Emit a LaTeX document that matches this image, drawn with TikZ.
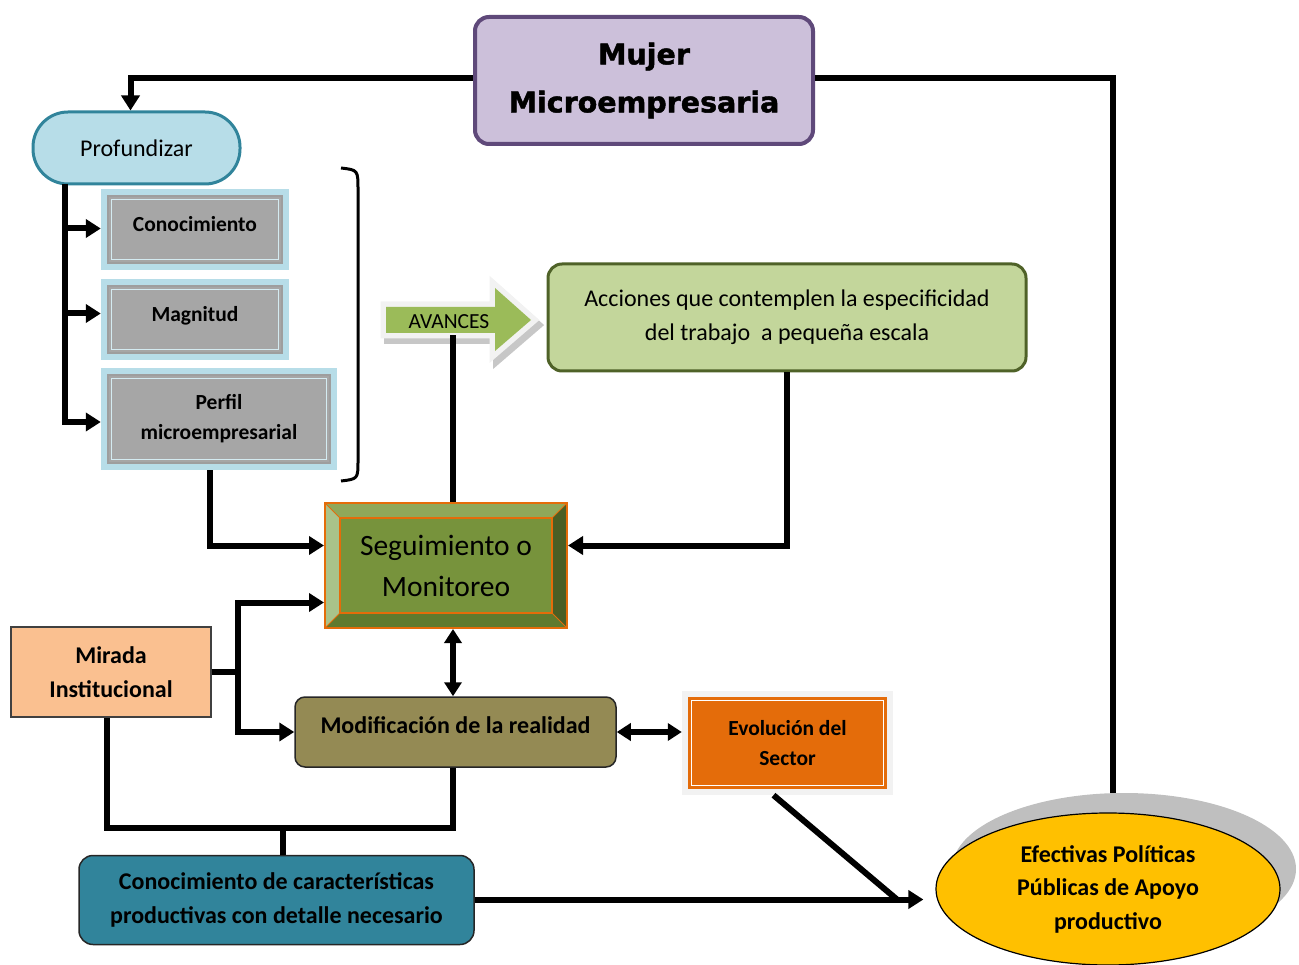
\documentclass[tikz,border=0pt]{standalone}
\usepackage{fontspec}
\setmainfont{Carlito}
\newfontfamily\heavyfont[FakeBold=1.6]{DejaVu Sans}
\usetikzlibrary{arrows.meta,shapes.geometric,calc}

\definecolor{lilac}{HTML}{CCC0DA}
\definecolor{lilacB}{HTML}{5F497A}
\definecolor{skyfill}{HTML}{B7DDE8}
\definecolor{teal}{HTML}{31849B}
\definecolor{greyfill}{HTML}{A6A6A6}
\definecolor{leaf}{HTML}{9BBB59}
\definecolor{paleleaf}{HTML}{C3D69B}
\definecolor{oliveB}{HTML}{4F6228}
\definecolor{moss}{HTML}{77933C}
\definecolor{mossTop}{HTML}{8FA85A}
\definecolor{mossLeft}{HTML}{A9C38A}
\definecolor{mossRight}{HTML}{4A5E24}
\definecolor{mossBottom}{HTML}{5F7A2E}
\definecolor{pumpkin}{HTML}{E46C0A}
\definecolor{peach}{HTML}{FAC090}
\definecolor{khaki}{HTML}{948A54}
\definecolor{gold}{HTML}{FFC000}

\tikzset{
  conn/.style={line width=6pt, draw=black},
  arr/.style={conn, -{Triangle[length=15pt,width=18pt]}},
  dbl/.style={conn, {Triangle[length=14pt,width=17pt]}-{Triangle[length=14pt,width=17pt]}},
  txt/.style={font=\fontsize{24}{34}\selectfont, align=center, text=black},
  btxt/.style={font=\fontsize{24}{33.5}\selectfont\bfseries, align=center, text=black},
  panel/.style={fill=skyfill, draw=none, inner sep=0pt,
    font=\fontsize{21.5}{30}\selectfont\bfseries, align=center,
    path picture={
      \fill[greyfill, draw=black!38, line width=1.5pt]
        ($(path picture bounding box.north west)+(7pt,-7pt)$) rectangle
        ($(path picture bounding box.south east)+(-7pt,7pt)$);
      \draw[skyfill!60!white, line width=1.2pt]
        ($(path picture bounding box.north west)+(10.5pt,-10.5pt)$) rectangle
        ($(path picture bounding box.south east)+(-10.5pt,10.5pt)$);
    }},
  arrowshape/.pic={
    \path[pic actions] (386,307) -- (495,307) -- (495,288) -- (531,320)
      -- (495,351) -- (495,333) -- (386,333) -- cycle;
  },
}

\begin{document}
\begin{tikzpicture}[x=1pt,y=-1pt]
\useasboundingbox (0,0) rectangle (1299,965);

% ---- title box
\node[fill=lilac, draw=lilacB, line width=4pt, rounded corners=14pt,
      minimum width=338, minimum height=127, align=center,
      font=\heavyfont\bfseries\fontsize{28.5}{48}\selectfont]
  (mujer) at (644,80.5) {Mujer\\Microempresaria};

% ---- left column
\node[txt, fill=skyfill, draw=teal, line width=3pt, rounded corners=35pt,
      minimum width=207, minimum height=72] (prof) at (136.5,148) {Profundizar};
\node[panel, text depth=11pt, minimum width=188, minimum height=81] (conoc) at (195,229.5) {Conocimiento};
\node[panel, text depth=11pt, minimum width=188, minimum height=81] (magn) at (195,319.5) {Magnitud};
\node[panel, minimum width=236, minimum height=102] (perfil) at (219,419) {Perfil\\microempresarial};

% closing bracket
\draw[line width=3pt, black] (341,168) .. controls (358,170) .. (358,190)
  -- (358,460) .. controls (358,479) .. (341,481);

% ---- AVANCES block arrow (shadow, light rim, green body)
\pic[fill=black!22, draw=black!22, line width=12pt, line join=miter, shift={(4pt,-5pt)}] {arrowshape};
\pic[fill=leaf, draw=black!5, line width=11pt, line join=miter] {arrowshape};
\pic[fill=leaf] {arrowshape};
\node[txt, font=\fontsize{21.5}{23}\selectfont, inner sep=0pt,
      minimum width=107, minimum height=26] (avances) at (449,322) {AVANCES};

\node[txt, fill=paleleaf, draw=oliveB, line width=3pt, rounded corners=14pt,
      minimum width=478, minimum height=107] (acc) at (787,317.5)
  {Acciones que contemplen la especificidad\\del trabajo\ \ a pequeña escala};

% ---- bevelled monitoring box
\fill[mossTop] (325,503) -- (567,503) -- (552,518) -- (340,518) -- cycle;
\fill[mossLeft] (325,503) -- (340,518) -- (340,613) -- (325,628) -- cycle;
\fill[mossRight] (567,503) -- (552,518) -- (552,613) -- (567,628) -- cycle;
\fill[mossBottom] (325,628) -- (340,613) -- (552,613) -- (567,628) -- cycle;
\draw[pumpkin, line width=1.2pt, fill=moss] (340,518) rectangle (552,613);
\draw[pumpkin, line width=1pt] (325,503) -- (340,518) (567,503) -- (552,518)
  (325,628) -- (340,613) (567,628) -- (552,613);
\node[draw=pumpkin, line width=2pt, minimum width=242, minimum height=125,
      align=center, font=\fontsize{29.5}{41}\selectfont]
  (seg) at (446,565.5) {Seguimiento o\\Monitoreo};

% ---- lower boxes
\node[btxt, fill=peach, draw=black!75, line width=1.5pt,
      minimum width=200, minimum height=90] (mirada) at (111,672) {Mirada\\Institucional};
\node[btxt, text depth=14pt, fill=khaki, draw=black!85, line width=1.5pt, rounded corners=10pt,
      minimum width=321, minimum height=70] (modif) at (455.5,732)
  {Modificación de la realidad};
\node[fill=black!5, minimum width=211, minimum height=104, inner sep=0pt,
      font=\fontsize{21.5}{30}\selectfont\bfseries, align=center,
      path picture={
        \fill[pumpkin] ($(path picture bounding box.north west)+(6pt,-6pt)$) rectangle
          ($(path picture bounding box.south east)+(-6pt,6pt)$);
        \draw[white, line width=1.3pt]
          ($(path picture bounding box.north west)+(9.5pt,-9.5pt)$) rectangle
          ($(path picture bounding box.south east)+(-9.5pt,9.5pt)$);
      }] (evol) at (787.5,743) {Evolución del\\Sector};
\node[btxt, fill=teal, draw=black!85, line width=1.5pt, rounded corners=14pt,
      minimum width=395, minimum height=89] (know) at (276.5,900)
  {Conocimiento de características\\productivas con detalle necesario};

% ---- policy ellipse with shadow
\node[ellipse, fill=black!25, minimum width=344, minimum height=152] (polshadow) at (1124,869) {};
\node[ellipse, btxt, fill=gold, draw=black, line width=1.2pt,
      minimum width=344, minimum height=152, inner sep=0pt] (pol) at (1108,889)
  {Efectivas Políticas\\Públicas de Apoyo\\productivo};

% ---- junction points
\coordinate (trunk) at (65,184);
\coordinate (vx) at (453,0);
\coordinate (fork) at (238,672);
\coordinate (bus) at (283,828);
\coordinate (join) at (897,899.5);

% ---- connectors
\draw[arr] (mujer.west |- 0,78) -| ([xshift=-6pt]prof.north);
\draw[conn] (mujer.east |- 0,78) -| (polshadow.north -| 1113,0);
\draw[arr] (trunk) |- ([yshift=-3pt]perfil.west);
\draw[arr] ([yshift=1pt]conoc.west -| trunk) -- ([yshift=1pt]conoc.west);
\draw[arr] ([yshift=6pt]magn.west -| trunk) -- ([yshift=6pt]magn.west);
\draw[arr] ([xshift=-9pt]perfil.south) |- ([yshift=20pt]seg.west);
\draw[conn] (avances.south -| vx) -- (seg.north -| vx);
\draw[arr] (acc.south) |- ([yshift=20pt]seg.east);
\draw[conn] (mirada.east) -- (fork);
\draw[arr] (fork) |- ([yshift=-37pt]seg.west);
\draw[arr] (fork) |- (modif.west);
\draw[dbl] (seg.south -| vx) -- (modif.north -| vx);
\draw[dbl] (modif.east) -- (modif.east -| evol.west);
\draw[conn] ([xshift=-4pt]mirada.south) |- (bus) -| (modif.south -| vx);
\draw[conn] (bus) -- (know.north -| bus);
\draw[arr, shorten >=12pt] (know.east |- join) -- (join -| pol.west);
\draw[conn] ([xshift=-14pt]evol.south) -- (join);
\end{tikzpicture}
\end{document}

--- --- ---

* Exercise instructions *
From the material above, gather all lines that include the string "with" and copy them.

* Final answer *
Emit a LaTeX document that matches this image, drawn with TikZ.
% ---- policy ellipse with shadow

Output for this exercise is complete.